* Begin *
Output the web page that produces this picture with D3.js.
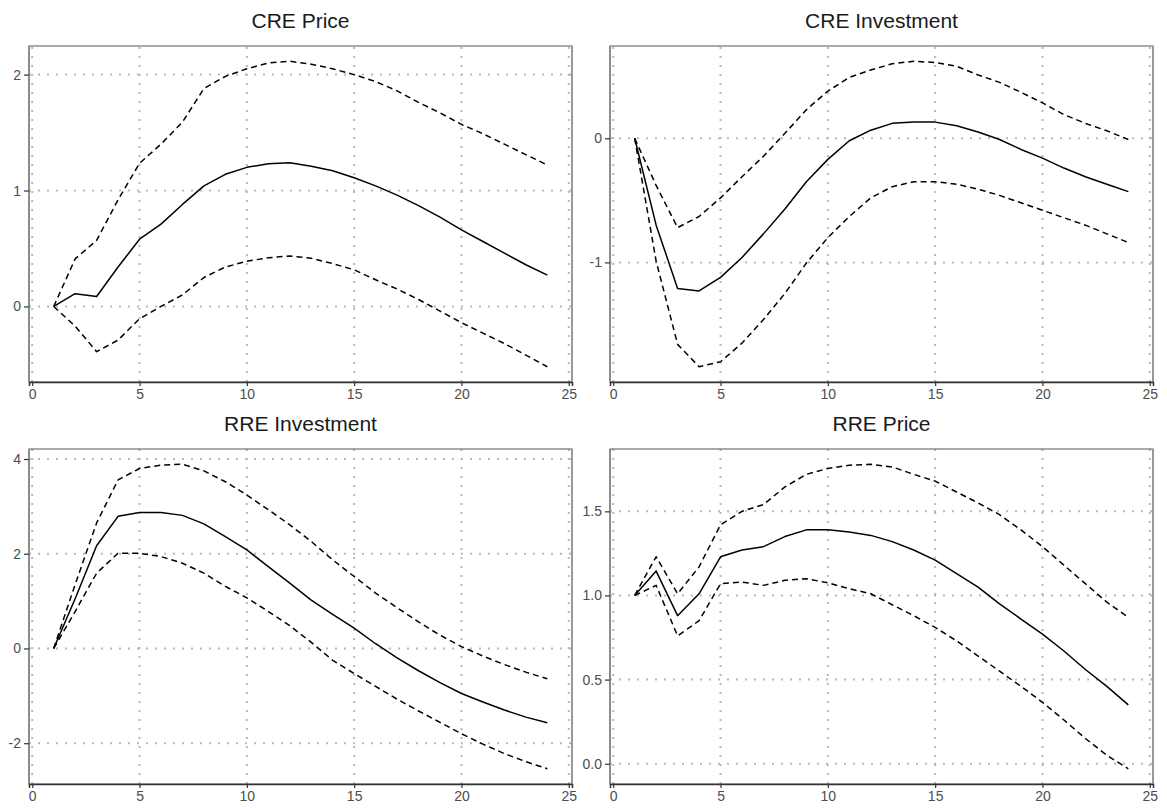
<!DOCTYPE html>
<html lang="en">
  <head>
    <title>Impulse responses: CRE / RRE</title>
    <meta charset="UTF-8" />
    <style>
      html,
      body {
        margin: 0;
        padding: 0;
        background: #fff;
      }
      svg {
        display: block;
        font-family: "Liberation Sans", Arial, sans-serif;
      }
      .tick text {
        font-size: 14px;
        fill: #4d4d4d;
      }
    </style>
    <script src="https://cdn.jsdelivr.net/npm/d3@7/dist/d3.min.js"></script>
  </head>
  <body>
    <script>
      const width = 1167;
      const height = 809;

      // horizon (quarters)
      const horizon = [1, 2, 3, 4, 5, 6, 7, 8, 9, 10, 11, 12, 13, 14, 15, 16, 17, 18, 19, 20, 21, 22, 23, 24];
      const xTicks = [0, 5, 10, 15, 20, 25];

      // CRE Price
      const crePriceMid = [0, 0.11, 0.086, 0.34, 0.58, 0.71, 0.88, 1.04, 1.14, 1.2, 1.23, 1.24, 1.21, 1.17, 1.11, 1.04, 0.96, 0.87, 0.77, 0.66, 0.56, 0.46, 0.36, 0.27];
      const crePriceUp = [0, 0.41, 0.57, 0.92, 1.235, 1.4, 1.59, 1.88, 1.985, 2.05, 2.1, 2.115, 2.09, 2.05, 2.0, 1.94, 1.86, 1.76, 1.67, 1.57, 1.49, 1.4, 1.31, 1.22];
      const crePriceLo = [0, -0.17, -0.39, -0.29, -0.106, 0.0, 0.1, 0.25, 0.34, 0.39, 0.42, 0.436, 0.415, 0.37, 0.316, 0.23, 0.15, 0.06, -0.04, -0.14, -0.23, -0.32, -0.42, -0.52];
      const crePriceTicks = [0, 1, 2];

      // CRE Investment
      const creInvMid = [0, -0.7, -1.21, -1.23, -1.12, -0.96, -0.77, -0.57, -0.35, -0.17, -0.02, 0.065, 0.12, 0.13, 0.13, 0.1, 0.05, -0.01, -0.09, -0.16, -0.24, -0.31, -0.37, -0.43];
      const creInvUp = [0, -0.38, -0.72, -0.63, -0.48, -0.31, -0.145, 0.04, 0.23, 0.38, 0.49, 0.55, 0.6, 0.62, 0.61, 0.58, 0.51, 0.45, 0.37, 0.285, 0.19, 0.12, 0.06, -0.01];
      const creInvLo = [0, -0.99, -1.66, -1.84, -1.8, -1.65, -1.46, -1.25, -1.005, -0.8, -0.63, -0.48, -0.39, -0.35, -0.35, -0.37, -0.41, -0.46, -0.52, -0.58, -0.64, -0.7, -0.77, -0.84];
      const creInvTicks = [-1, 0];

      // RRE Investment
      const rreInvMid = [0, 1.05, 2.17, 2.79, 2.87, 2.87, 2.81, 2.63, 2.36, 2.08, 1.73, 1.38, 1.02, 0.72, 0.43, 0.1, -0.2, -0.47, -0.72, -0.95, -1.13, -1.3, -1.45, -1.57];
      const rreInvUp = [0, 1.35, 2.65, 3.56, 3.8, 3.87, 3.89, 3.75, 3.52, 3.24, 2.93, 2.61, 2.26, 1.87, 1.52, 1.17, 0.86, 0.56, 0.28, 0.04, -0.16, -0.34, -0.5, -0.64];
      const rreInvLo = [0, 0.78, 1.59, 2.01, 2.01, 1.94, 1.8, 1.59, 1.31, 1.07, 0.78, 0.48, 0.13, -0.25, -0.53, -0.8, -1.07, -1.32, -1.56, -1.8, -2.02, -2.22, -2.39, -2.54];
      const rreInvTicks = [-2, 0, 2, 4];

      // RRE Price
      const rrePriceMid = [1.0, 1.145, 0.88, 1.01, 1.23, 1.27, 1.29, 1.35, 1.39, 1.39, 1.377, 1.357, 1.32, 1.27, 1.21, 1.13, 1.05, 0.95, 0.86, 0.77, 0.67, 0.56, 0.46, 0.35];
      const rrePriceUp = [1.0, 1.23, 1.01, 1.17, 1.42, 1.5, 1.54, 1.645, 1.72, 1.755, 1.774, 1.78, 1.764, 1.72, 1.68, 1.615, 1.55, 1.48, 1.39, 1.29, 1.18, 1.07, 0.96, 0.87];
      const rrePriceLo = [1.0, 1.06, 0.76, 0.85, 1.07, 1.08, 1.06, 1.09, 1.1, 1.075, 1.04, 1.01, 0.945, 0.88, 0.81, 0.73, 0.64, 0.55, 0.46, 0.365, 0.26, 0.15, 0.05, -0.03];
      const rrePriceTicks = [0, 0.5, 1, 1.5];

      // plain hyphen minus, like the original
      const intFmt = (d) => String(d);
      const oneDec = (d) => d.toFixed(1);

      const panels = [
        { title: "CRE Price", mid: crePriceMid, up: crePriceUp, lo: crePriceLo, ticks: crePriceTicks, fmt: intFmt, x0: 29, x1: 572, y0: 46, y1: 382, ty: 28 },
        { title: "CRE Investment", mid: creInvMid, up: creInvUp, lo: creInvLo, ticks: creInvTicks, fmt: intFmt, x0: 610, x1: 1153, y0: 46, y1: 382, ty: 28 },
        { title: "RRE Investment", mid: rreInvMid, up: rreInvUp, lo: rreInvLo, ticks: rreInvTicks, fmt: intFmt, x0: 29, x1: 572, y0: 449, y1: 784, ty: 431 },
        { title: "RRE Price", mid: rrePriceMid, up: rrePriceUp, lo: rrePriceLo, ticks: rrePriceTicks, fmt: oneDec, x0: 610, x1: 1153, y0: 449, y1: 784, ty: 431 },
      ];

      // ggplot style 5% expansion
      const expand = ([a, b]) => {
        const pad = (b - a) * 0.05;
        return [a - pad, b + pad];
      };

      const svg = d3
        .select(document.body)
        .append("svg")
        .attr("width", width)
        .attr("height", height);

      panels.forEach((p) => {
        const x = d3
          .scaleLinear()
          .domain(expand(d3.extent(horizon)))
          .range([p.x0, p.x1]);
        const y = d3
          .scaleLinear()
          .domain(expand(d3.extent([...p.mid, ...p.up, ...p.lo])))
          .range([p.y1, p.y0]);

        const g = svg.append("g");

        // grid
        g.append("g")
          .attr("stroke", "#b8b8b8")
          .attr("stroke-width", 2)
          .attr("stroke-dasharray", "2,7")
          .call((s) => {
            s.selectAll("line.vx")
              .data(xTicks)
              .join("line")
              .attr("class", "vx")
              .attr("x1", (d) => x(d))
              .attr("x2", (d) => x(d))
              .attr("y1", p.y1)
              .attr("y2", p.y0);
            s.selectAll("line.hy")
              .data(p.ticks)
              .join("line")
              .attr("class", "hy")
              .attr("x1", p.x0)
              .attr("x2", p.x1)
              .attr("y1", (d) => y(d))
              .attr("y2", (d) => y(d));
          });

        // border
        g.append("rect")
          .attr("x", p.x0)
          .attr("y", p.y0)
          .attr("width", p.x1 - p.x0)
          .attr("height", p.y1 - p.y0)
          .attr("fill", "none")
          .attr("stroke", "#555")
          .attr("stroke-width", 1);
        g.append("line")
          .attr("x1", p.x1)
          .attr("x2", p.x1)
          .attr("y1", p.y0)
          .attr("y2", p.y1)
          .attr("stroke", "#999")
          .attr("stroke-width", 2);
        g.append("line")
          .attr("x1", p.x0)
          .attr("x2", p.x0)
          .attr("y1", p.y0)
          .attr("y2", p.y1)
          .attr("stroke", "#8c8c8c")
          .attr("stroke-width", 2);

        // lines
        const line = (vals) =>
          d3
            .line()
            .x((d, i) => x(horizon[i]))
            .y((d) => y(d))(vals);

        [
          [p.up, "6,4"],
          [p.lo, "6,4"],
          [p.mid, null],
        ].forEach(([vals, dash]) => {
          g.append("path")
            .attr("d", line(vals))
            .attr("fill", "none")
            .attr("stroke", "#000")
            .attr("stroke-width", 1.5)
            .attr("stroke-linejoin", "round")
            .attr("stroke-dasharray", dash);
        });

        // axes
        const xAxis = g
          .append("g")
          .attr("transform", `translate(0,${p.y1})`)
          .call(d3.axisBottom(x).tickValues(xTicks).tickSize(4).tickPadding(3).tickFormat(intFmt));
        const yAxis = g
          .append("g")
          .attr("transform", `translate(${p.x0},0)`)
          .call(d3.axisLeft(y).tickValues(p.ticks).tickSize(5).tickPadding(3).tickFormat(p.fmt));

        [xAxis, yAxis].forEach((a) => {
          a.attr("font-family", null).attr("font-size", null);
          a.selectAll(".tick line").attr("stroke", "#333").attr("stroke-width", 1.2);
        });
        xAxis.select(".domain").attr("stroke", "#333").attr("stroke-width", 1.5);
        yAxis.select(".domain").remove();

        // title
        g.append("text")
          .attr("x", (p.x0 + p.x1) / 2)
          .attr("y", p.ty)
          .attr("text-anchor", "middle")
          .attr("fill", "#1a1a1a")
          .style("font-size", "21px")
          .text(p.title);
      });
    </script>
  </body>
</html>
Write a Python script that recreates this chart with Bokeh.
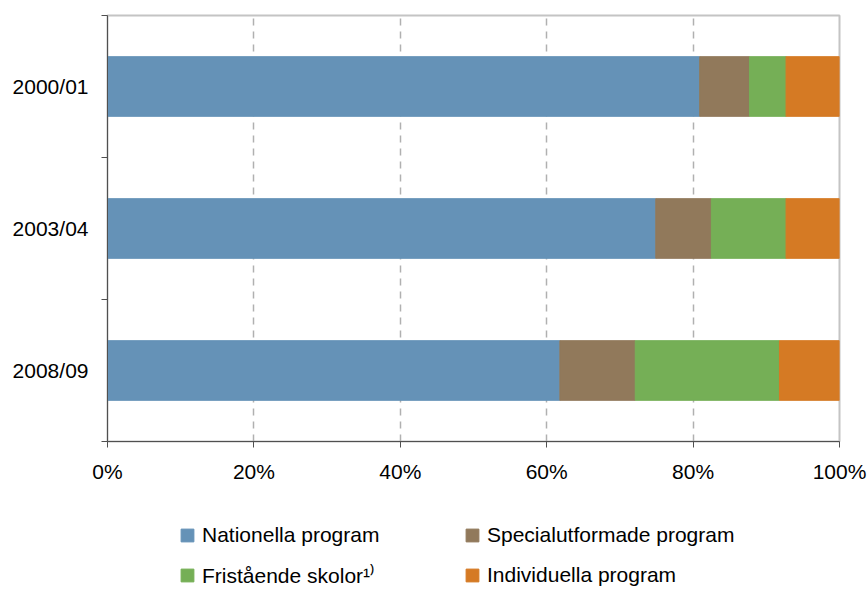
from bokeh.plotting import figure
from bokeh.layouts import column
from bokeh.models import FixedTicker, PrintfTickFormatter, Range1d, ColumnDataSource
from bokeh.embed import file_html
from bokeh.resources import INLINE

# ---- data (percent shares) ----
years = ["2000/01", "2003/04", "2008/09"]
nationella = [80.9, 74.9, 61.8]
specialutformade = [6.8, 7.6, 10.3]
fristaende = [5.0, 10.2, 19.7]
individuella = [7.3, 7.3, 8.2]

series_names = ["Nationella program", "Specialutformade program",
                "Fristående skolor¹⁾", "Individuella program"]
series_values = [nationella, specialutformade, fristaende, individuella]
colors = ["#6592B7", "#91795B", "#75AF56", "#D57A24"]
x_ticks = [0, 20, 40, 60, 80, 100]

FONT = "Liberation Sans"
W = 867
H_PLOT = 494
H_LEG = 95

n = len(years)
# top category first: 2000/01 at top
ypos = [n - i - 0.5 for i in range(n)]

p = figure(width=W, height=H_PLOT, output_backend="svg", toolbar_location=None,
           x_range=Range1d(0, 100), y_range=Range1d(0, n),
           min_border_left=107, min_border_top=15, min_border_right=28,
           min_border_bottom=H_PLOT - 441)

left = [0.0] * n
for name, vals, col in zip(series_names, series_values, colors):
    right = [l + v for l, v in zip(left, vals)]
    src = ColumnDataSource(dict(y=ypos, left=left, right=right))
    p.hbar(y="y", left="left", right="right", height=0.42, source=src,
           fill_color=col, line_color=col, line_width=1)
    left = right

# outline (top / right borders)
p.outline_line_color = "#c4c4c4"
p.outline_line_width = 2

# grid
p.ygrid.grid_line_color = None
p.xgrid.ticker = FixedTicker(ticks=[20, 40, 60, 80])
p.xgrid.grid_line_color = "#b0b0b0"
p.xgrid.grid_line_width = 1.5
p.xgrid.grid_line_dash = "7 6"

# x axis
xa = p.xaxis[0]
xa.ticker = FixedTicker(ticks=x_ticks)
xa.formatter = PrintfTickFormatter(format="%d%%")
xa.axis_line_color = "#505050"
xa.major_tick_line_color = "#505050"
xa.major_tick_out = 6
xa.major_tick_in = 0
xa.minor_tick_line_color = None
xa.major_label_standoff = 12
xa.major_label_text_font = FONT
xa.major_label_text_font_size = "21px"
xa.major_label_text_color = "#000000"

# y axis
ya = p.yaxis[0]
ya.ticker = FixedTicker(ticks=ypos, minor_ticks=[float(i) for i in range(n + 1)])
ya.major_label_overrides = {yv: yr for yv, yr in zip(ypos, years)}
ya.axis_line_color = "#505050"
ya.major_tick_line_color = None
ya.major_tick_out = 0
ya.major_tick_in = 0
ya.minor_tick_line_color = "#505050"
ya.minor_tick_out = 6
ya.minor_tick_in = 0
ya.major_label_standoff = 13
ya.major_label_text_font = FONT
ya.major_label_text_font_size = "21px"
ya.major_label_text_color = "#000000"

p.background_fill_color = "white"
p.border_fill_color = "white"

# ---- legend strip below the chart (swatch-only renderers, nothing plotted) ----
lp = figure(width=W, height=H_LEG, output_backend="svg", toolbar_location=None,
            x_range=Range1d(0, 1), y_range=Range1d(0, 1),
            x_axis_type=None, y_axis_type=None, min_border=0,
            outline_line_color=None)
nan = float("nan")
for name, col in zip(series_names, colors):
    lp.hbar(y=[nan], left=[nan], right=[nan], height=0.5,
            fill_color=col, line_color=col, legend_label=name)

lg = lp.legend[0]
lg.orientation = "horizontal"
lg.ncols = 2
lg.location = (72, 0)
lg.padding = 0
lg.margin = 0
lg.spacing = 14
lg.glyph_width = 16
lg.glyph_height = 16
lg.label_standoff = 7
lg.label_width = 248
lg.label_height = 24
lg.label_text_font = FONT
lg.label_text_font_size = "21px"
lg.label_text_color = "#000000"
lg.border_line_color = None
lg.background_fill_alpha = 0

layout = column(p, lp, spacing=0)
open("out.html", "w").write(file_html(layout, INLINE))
* End *
### Task brief
Transcribe exactly, with no pictures, the lines running from the first line of the material through the line holding "const crePriceTicks = [0, 1, 2];".

### Result below
Output the web page that produces this picture with D3.js.
<!DOCTYPE html>
<html lang="en">
  <head>
    <title>Impulse responses: CRE / RRE</title>
    <meta charset="UTF-8" />
    <style>
      html,
      body {
        margin: 0;
        padding: 0;
        background: #fff;
      }
      svg {
        display: block;
        font-family: "Liberation Sans", Arial, sans-serif;
      }
      .tick text {
        font-size: 14px;
        fill: #4d4d4d;
      }
    </style>
    <script src="https://cdn.jsdelivr.net/npm/d3@7/dist/d3.min.js"></script>
  </head>
  <body>
    <script>
      const width = 1167;
      const height = 809;

      // horizon (quarters)
      const horizon = [1, 2, 3, 4, 5, 6, 7, 8, 9, 10, 11, 12, 13, 14, 15, 16, 17, 18, 19, 20, 21, 22, 23, 24];
      const xTicks = [0, 5, 10, 15, 20, 25];

      // CRE Price
      const crePriceMid = [0, 0.11, 0.086, 0.34, 0.58, 0.71, 0.88, 1.04, 1.14, 1.2, 1.23, 1.24, 1.21, 1.17, 1.11, 1.04, 0.96, 0.87, 0.77, 0.66, 0.56, 0.46, 0.36, 0.27];
      const crePriceUp = [0, 0.41, 0.57, 0.92, 1.235, 1.4, 1.59, 1.88, 1.985, 2.05, 2.1, 2.115, 2.09, 2.05, 2.0, 1.94, 1.86, 1.76, 1.67, 1.57, 1.49, 1.4, 1.31, 1.22];
      const crePriceLo = [0, -0.17, -0.39, -0.29, -0.106, 0.0, 0.1, 0.25, 0.34, 0.39, 0.42, 0.436, 0.415, 0.37, 0.316, 0.23, 0.15, 0.06, -0.04, -0.14, -0.23, -0.32, -0.42, -0.52];
      const crePriceTicks = [0, 1, 2];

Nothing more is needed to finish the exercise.